The Oak Ridge Conservation Area, located in the heart of the Loess Hills region of western Iowa, was expanded by 315 acres through the NWTF’s $10,000 contribution and additional funding from project partners. Unique because it is rough, hilly terrain formed by wind-blown loess soils, the Loess Hills provide excellent habitat for wild turkeys and other wildlife.
Project partners include Iowa DNR, Iowa’s Resource Enhancement and Protection (REAP) program, the Woodbury County Chapter of Pheasants Forever, the Loess Hills Alliance and the Woodbury County Conservation Board.
A $10,000 contribution from the NWTF Iowa State Chapter helped add 40 acres of forested land to the Boone Forks WMA in north-central Iowa’s Webster County. The Boone and Des Moines rivers converge near this WMA, which offers prime wildlife habitat within its forested bluffs and riverbottoms. Iowa DNR and Iowa’s Resource Enhancement and Protection (REAP) program were project partners in this acquisition.

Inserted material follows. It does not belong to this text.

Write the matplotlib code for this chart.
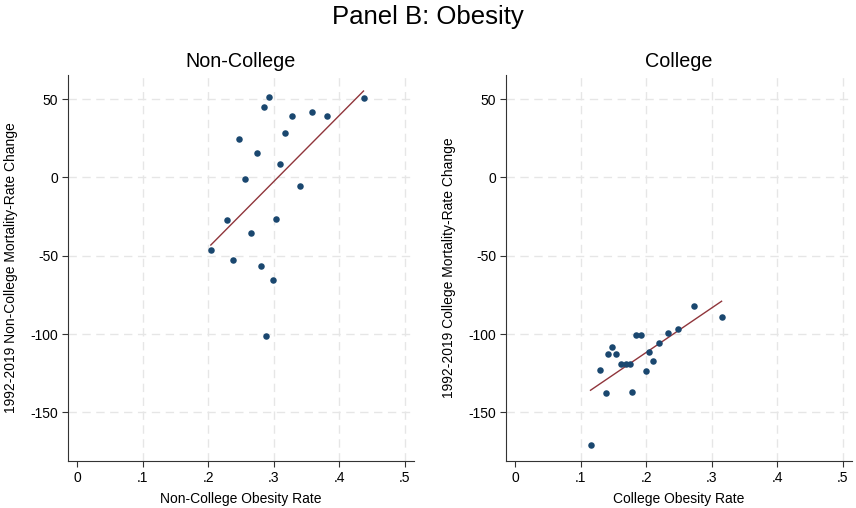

“The NWTF is presented with many opportunities to purchase small, fragmented tracts of land throughout the state,” Whittlesey said. “Remaining focused on expanding existing parcels of public land instead of purchasing a few acres randomly is challenging, but will serve our wildlife resources and public-land hunters well in the future. We’ve stretched our dollars to help expand existing WMAs, which results in more stable and diverse wildlife populations and high-quality hunting experiences.”
Since 1985, NWTF volunteers have spent more than $4.6 million on NWTF projects in Iowa. In addition to purchasing land for public hunting, NWTF state chapters have enhanced wild turkey habitat, conducted education seminars and held events to introduce women, youth and people with disabilities to hunting, conservation and the outdoors.
“Hunters were the first, and are still the best, conservationists,” said Dr. James Earl Kennamer, the NWTF’s senior vice president for conservation programs. “Hunters started wildlife management with their license dollars and the Pittman-Robertson Act, which raises money through excise taxes to continue to support wildlife management. The NWTF is proud to partner with our state wildlife agencies to ensure the future of conservation, and the members of the Iowa State Chapter are really doing their part.”
Since 1985, NWTF chapters and cooperating partners have raised and spent more than $258 million upholding hunting traditions and conserving more than 13.1 million acres of wildlife habitat across North America.